Has the United States Really Lost India?

Sameer Lalwani

In a post to Truth Social, President Donald Trump lamented that the United States had “lost India” to China. The September 5 post featured a photo of Indian Prime Minister Narendra Modi alongside Russian President Vladimir Putin and Chinese President Xi Jinping—as if a new troika had emerged from their Shanghai Cooperation Organization (SCO) summit. A few days earlier, Xi and Modi had held a bilateral meeting—during the latter’s first trip to China after a seven-year drought—and expressed their intentions to work as “partners, not rivals”. Some analysis suggests that this rapprochement, paired with a downturn in US-India relations, might presage a major shift in global affairs. That analysis is overstated.

The China-India rivalry will likely persist due to fundamental disagreements and distrust over economic coercion, border aggression, Pakistan relations, and technology stacks. Meanwhile, the US-India relationship is likely to stabilize and rebound due to a much deeper and more substantive defense partnership.

There remains an iron ceiling to the India-China relationship, which is shaped by behavioral and structural factors. Prime Minister Modi’s mending of fences with Xi at the SCO summit must not be interpreted as more than risk mitigation and opportunistic posturing. Although the two countries seek to restore normal relations on their border and build economic ties, the outcomes of India-China bilateral engagements appear more tactical and rhetorical than strategic. The two leaders agreed on so little that, after the meeting, they issued separate statements that often sidestepped or conflicted with each other. The few deliverables were paltry in nature: nothing more than potential action on people flows through direct flights, visa facilitation, border trade, and access for pilgrims.

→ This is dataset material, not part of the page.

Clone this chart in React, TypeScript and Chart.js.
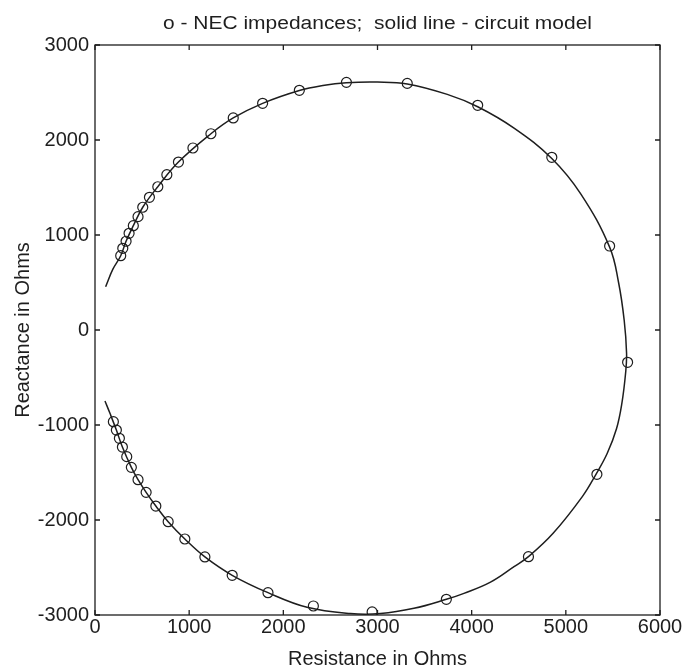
import React, { useEffect, useRef } from "react";
import { Chart, registerables } from "chart.js";

Chart.register(...registerables);

const titleText = "o - NEC impedances;  solid line - circuit model";
const xTitle = "Resistance in Ohms";
const yTitle = "Reactance in Ohms";

const xTicks = [0, 1000, 2000, 3000, 4000, 5000, 6000];
const yTicks = [-3000, -2000, -1000, 0, 1000, 2000, 3000];

// NEC impedances (open circles): resistance / reactance in ohms
const necR = [
  273, 295, 330, 362, 407, 457, 507, 578, 667, 763, 886, 1040, 1231, 1468, 1780, 2170, 2670,
  3316, 4064, 4851, 5465, 5656, 5330, 4603, 3731, 2943, 2319, 1837, 1457, 1167, 954, 777, 646,
  543, 457, 386, 337, 291, 259, 227, 195,
];
const necX = [
  782, 860, 934, 1018, 1098, 1193, 1292, 1397, 1508, 1635, 1768, 1916, 2066, 2232, 2386, 2523,
  2607, 2596, 2365, 1818, 884, -340, -1519, -2386, -2835, -2968, -2905, -2765, -2582, -2389,
  -2200, -2018, -1853, -1709, -1576, -1446, -1333, -1232, -1140, -1053, -965,
];

// circuit model (solid line)
const modelR = [
  113, 190, 273, 330, 407, 507, 667, 886, 1231, 1468, 1780, 2170, 2420, 2670, 3000, 3316, 3741,
  4064, 4450, 4851, 5160, 5465, 5560, 5620, 5645, 5635, 5595, 5538, 5440, 5320, 5175, 4865, 4603,
  4450, 4200, 3918, 3731, 3387, 3032, 2713, 2252, 1837, 1457, 1167, 954, 777, 646, 543, 457, 386,
  291, 227, 160, 106,
];
const modelX = [
  456, 640, 782, 934, 1098, 1292, 1508, 1768, 2066, 2232, 2386, 2521, 2574, 2603, 2610, 2590,
  2480, 2350, 2125, 1805, 1430, 872, 500, 100, -245, -450, -772, -1040, -1298, -1519, -1754,
  -2140, -2386, -2491, -2654, -2772, -2835, -2930, -2985, -2985, -2919, -2765, -2582, -2389,
  -2200, -2018, -1853, -1709, -1576, -1446, -1232, -1053, -880, -747,
];

const FONT = "'Liberation Sans', Arial, Helvetica, sans-serif";
const INK = "#1e1e1e";

const framePlugin = {
  id: "frameAndText",
  afterDraw(chart: any) {
    const { ctx, chartArea } = chart;
    const { left, right, top, bottom } = chartArea;
    const xs = chart.scales.x;
    const ys = chart.scales.y;
    ctx.save();
    ctx.strokeStyle = INK;
    ctx.lineWidth = 1.3;
    ctx.strokeRect(left, top, right - left, bottom - top);
    const tl = 5;
    ctx.beginPath();
    xTicks.forEach((v) => {
      const px = xs.getPixelForValue(v);
      ctx.moveTo(px, bottom);
      ctx.lineTo(px, bottom - tl);
      ctx.moveTo(px, top);
      ctx.lineTo(px, top + tl);
    });
    yTicks.forEach((v) => {
      const py = ys.getPixelForValue(v);
      ctx.moveTo(left, py);
      ctx.lineTo(left + tl, py);
      ctx.moveTo(right, py);
      ctx.lineTo(right - tl, py);
    });
    ctx.stroke();

    ctx.fillStyle = INK;
    // title
    ctx.font = `18px ${FONT}`;
    ctx.textAlign = "center";
    ctx.textBaseline = "alphabetic";
    const cx = (left + right) / 2;
    const w = ctx.measureText(titleText).width;
    const sx = 429 / w;
    ctx.save();
    ctx.translate(cx, 29);
    ctx.scale(sx, 1);
    ctx.fillText(titleText, 0, 0);
    ctx.restore();

    // axis titles
    ctx.font = `20px ${FONT}`;
    ctx.textBaseline = "alphabetic";
    ctx.fillText(xTitle, cx, 665);
    ctx.save();
    ctx.translate(29, (top + bottom) / 2);
    ctx.rotate(-Math.PI / 2);
    ctx.fillText(yTitle, 0, 0);
    ctx.restore();
    ctx.restore();
  },
};

export default function App() {
  const ref = useRef<HTMLCanvasElement | null>(null);

  useEffect(() => {
    if (!ref.current) return;
    const chart = new Chart(ref.current, {
      type: "scatter",
      data: {
        datasets: [
          {
            label: "circuit model",
            data: modelR.map((r, i) => ({ x: r, y: modelX[i] })),
            showLine: true,
            borderColor: INK,
            borderWidth: 1.5,
            pointRadius: 0,
            tension: 0.4,
            fill: false,
            order: 2,
          },
          {
            label: "NEC impedances",
            data: necR.map((r, i) => ({ x: r, y: necX[i] })),
            showLine: false,
            pointStyle: "circle",
            pointRadius: 5,
            borderColor: INK,
            borderWidth: 1.2,
            backgroundColor: "rgba(0,0,0,0)",
            order: 1,
          },
        ],
      },
      options: {
        animation: false,
        responsive: false,
        events: [],
        layout: { padding: { left: 0, right: 23, top: 45, bottom: 0 } },
        plugins: {
          legend: { display: false },
          tooltip: { enabled: false },
          title: { display: false },
        },
        scales: {
          x: {
            type: "linear",
            min: 0,
            max: 6000,
            grid: { display: false, drawTicks: false },
            border: { display: false },
            afterBuildTicks: (s: any) => {
              s.ticks = xTicks.map((v) => ({ value: v }));
            },
            afterFit: (s: any) => {
              s.height = 51;
            },
            ticks: {
              padding: 0,
              color: INK,
              font: { family: FONT, size: 20 },
              maxRotation: 0,
              callback: (v: any) => String(v),
            },
          },
          y: {
            type: "linear",
            min: -3000,
            max: 3000,
            grid: { display: false, drawTicks: false },
            border: { display: false },
            afterBuildTicks: (s: any) => {
              s.ticks = yTicks.map((v) => ({ value: v }));
            },
            afterFit: (s: any) => {
              s.width = 95;
            },
            ticks: {
              padding: 6,
              color: INK,
              font: { family: FONT, size: 20 },
              callback: (v: any) => String(v),
            },
          },
        },
      },
      plugins: [framePlugin],
    });
    return () => chart.destroy();
  }, []);

  return (
    <div style={{ position: "fixed", left: 0, top: 0, width: 683, height: 666, background: "#fff" }}>
      <canvas ref={ref} width={683} height={666} style={{ display: "block" }} />
    </div>
  );
}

The readouts of the leaders’ meeting revealed deep fault lines on strategic and defense issues. These included divides on whether border peace serves as the foundation of the relationship, whether China can countenance a multipolar Asia, whether terrorism and its state promoters are a challenge for the relationship, and whether there is a meaningful mechanism for addressing the stark trade deficit between the countries.